The latest loss matters because it reflects more than weak market conditions. Thyssenkrupp linked the restructuring costs to its collective agreement with IG Metall reached in December 2025. That agreement followed a period of lower prices and weaker shipments. Therefore, Thyssenkrupp steel restructuring is now moving from planning into full financial impact.
Steel Europe’s operating backdrop remains difficult. Sales in the division fell 10pc year on year to €1.96bn in the October-December quarter. Shipments also slipped 4pc to 1.73mn t. Consequently, weak pricing and soft demand in key end-use sectors are still weighing on Thyssenkrupp Steel Europe.
Thyssenkrupp Steel Europe Faces Weak Demand but Stable Operating Priorities
Thyssenkrupp Steel Europe continues to face pressure from sluggish European steel demand. The company said softer conditions in its main customer industries hurt both pricing and revenue. That remains a central challenge for the business. As a result, Thyssenkrupp Steel Europe is still operating in a market that offers little margin relief.
There were, however, a few areas of stability. Deliveries to automotive customers and steel service centres improved during the quarter. Hot-rolled coil deliveries also rose to 562,000t from both the previous quarter and the same period a year earlier. Therefore, not every volume indicator moved lower inside Thyssenkrupp Steel Europe.
Lower raw material costs and efficiency measures helped offset part of the damage. But they were not enough to reverse the broader earnings pressure. That means cost control is helping, yet not solving the core problem. Meanwhile, European steel demand remains too weak to deliver a meaningful recovery on its own.

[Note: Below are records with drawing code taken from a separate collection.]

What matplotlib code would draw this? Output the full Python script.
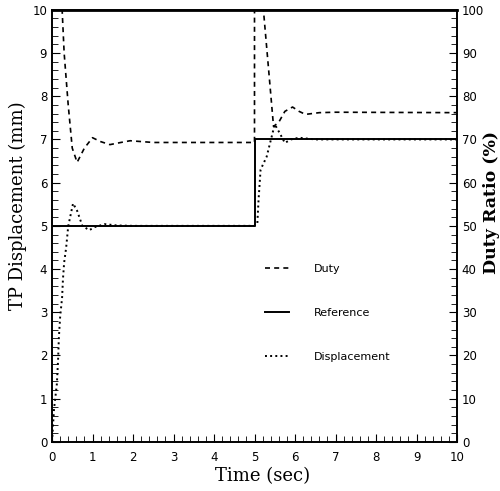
import numpy as np
import matplotlib.pyplot as plt
from matplotlib.ticker import MultipleLocator

# Reference step (mm)
ref_t = [0, 5, 5, 10]
ref_y = [5, 5, 7, 7]

disp_t = [0, 0.05, 0.12, 0.15, 0.17, 0.2, 0.25, 0.27, 0.3, 0.35, 0.4, 0.52, 0.62,
          0.75, 0.92, 1.05, 1.3, 1.6, 2.0, 5.0, 5.07, 5.1, 5.15, 5.3, 5.5, 5.62,
          5.75, 5.9, 6.1, 6.5, 10]
disp_y = [0, 0.76, 1.34, 1.9, 2.42, 2.88, 3.35, 3.76, 4.15, 4.5, 4.99, 5.52, 5.35,
          5.0, 4.9, 4.97, 5.04, 5.01, 5.0, 5.0, 5.05, 5.6, 6.3, 6.6, 7.35, 7.15,
          6.92, 7.0, 7.04, 7.0, 7.0]

# Duty ratio (%)
duty_t = [0, 0.25, 0.3, 0.4, 0.5, 0.62, 0.8, 1.0, 1.2, 1.43, 1.7, 1.93, 2.5, 5.0,
          5.0, 5.22, 5.35, 5.47, 5.6, 5.75, 5.94, 6.1, 6.26, 6.6, 7.0, 10]
duty_y = [100, 100, 90, 78, 68, 64.7, 68, 70.4, 69.5, 68.8, 69.3, 69.7, 69.3, 69.3,
          100, 100, 86, 73, 74, 76.5, 77.5, 76.5, 75.8, 76.2, 76.3, 76.2]

fig = plt.figure(figsize=(5, 4.91), dpi=100)
ax = fig.add_axes([0.104, 0.1, 0.81, 0.88])
ax2 = ax.twinx()

ax2.plot(duty_t, duty_y, 'k--', lw=1.2, dashes=(3, 2.5), label='Duty')
l_ref, = ax.plot(ref_t, ref_y, 'k-', lw=1.4, label='Reference')
l_dis, = ax.plot(disp_t, disp_y, 'k:', lw=1.4, label='Displacement')

ax.set_xlim(0, 10)
ax.set_ylim(0, 10)
ax2.set_ylim(0, 100)

ax.xaxis.set_major_locator(MultipleLocator(1))
ax.xaxis.set_minor_locator(MultipleLocator(0.2))
ax.yaxis.set_major_locator(MultipleLocator(1))
ax.yaxis.set_minor_locator(MultipleLocator(0.2))
ax2.yaxis.set_major_locator(MultipleLocator(10))
ax2.yaxis.set_minor_locator(MultipleLocator(2))

ax.tick_params(axis='x', which='both', direction='in', top=False, labelsize=8.5, pad=6.5)
ax.tick_params(axis='x', which='major', length=6)
ax.tick_params(axis='x', which='minor', length=4)
ax.tick_params(axis='y', which='both', direction='in', labelsize=8.5)
ax.tick_params(axis='y', which='major', length=6)
ax.tick_params(axis='y', which='minor', length=4)
ax2.tick_params(axis='y', which='both', direction='in', labelsize=8.5)
ax2.tick_params(axis='y', which='major', length=6)
ax2.tick_params(axis='y', which='minor', length=4)

for a in (ax, ax2):
    for s in a.spines.values():
        s.set_linewidth(1.2)
ax.spines['top'].set_linewidth(2)

serif = 'DejaVu Serif'
ax.set_xlabel('Time (sec)', family=serif, fontsize=13)
ax.xaxis.set_label_coords(0.52, -0.058)
ax.set_ylabel('TP Displacement (mm)', family=serif, fontsize=13)
ax.yaxis.set_label_coords(-0.062, 0.546)
ax2.set_ylabel('Duty Ratio (%)', family=serif, fontsize=12.5, fontweight='bold',
               rotation=90)
ax2.yaxis.set_label_coords(1.064, 0.555)

h = [ax2.lines[0], l_ref, l_dis]
ax.legend(h, [x.get_label() for x in h], loc='upper left',
          bbox_to_anchor=(0.5, 0.435), frameon=False, fontsize=8,
          handlelength=2.2, handletextpad=2.2, labelspacing=3.05)

fig.savefig('out.png', dpi=100)
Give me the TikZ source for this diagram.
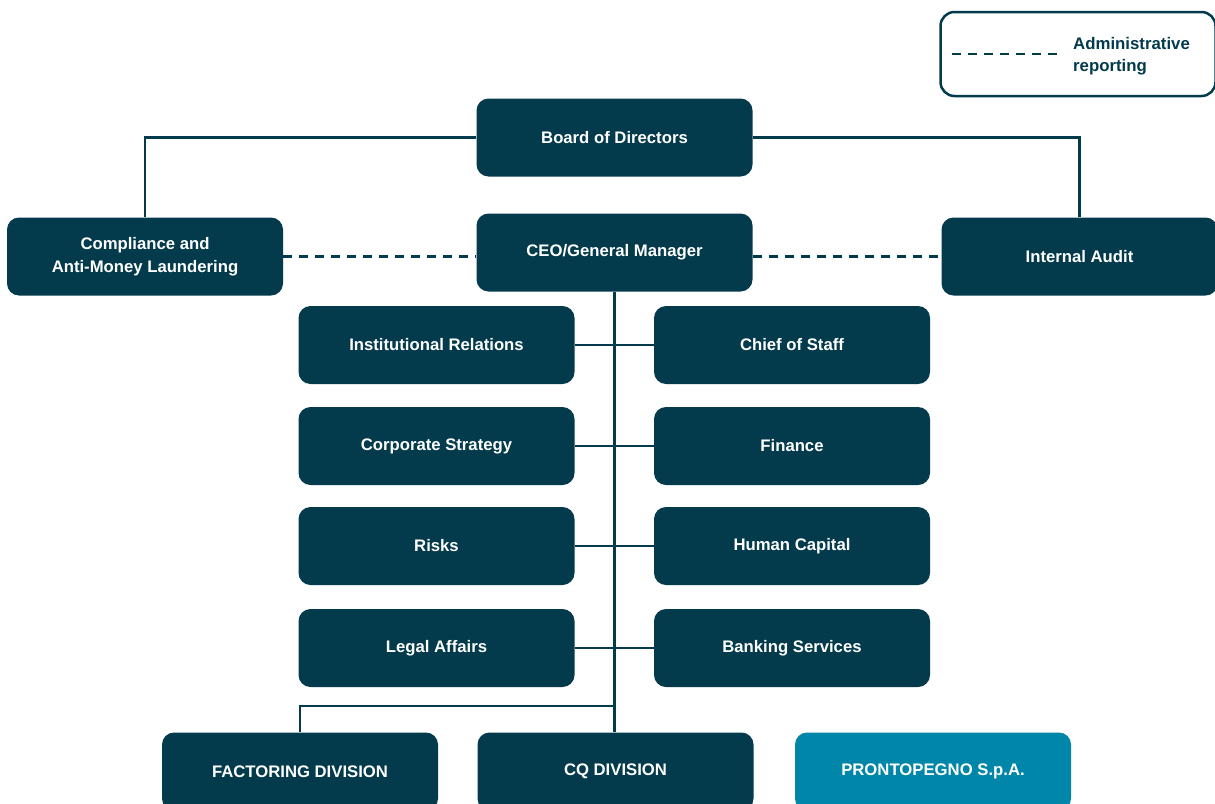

Duisburg Direct Reduction Plant and Potential Sale Show Two Paths at Once
The company is now pursuing two major strategic paths at the same time. Thyssenkrupp confirmed confidential negotiations with India’s Jindal Steel International over a possible sale of Thyssenkrupp Steel Europe. Due diligence is already under way. As a result, Thyssenkrupp steel restructuring is no longer only about cost cutting. It is also about ownership change.
At the same time, the group is continuing construction of its Duisburg direct reduction plant. That project is moving ahead despite regulatory uncertainty. The decision suggests Thyssenkrupp still sees green steel investment as part of its long-term industrial future. Therefore, the Duisburg direct reduction plant remains strategically important even as asset sales are considered.
The company also reiterated plans to sell its stake in HKM to Salzgitter from 1 June 2026. It also reminded the market that blast furnace no 9 at Duisburg was shut permanently last October. These moves show a business actively reshaping its production base. Consequently, Thyssenkrupp steel restructuring is now affecting assets, ownership, and technology all at once.
The Metalnomist Commentary
Thyssenkrupp’s quarter shows how hard it is to restructure steel in Europe while demand stays soft and decarbonisation costs keep rising. The most important signal is not the quarterly loss alone. It is that Thyssenkrupp is now redesigning its steel business through labour agreements, asset sales, and lower-carbon investment at the same time.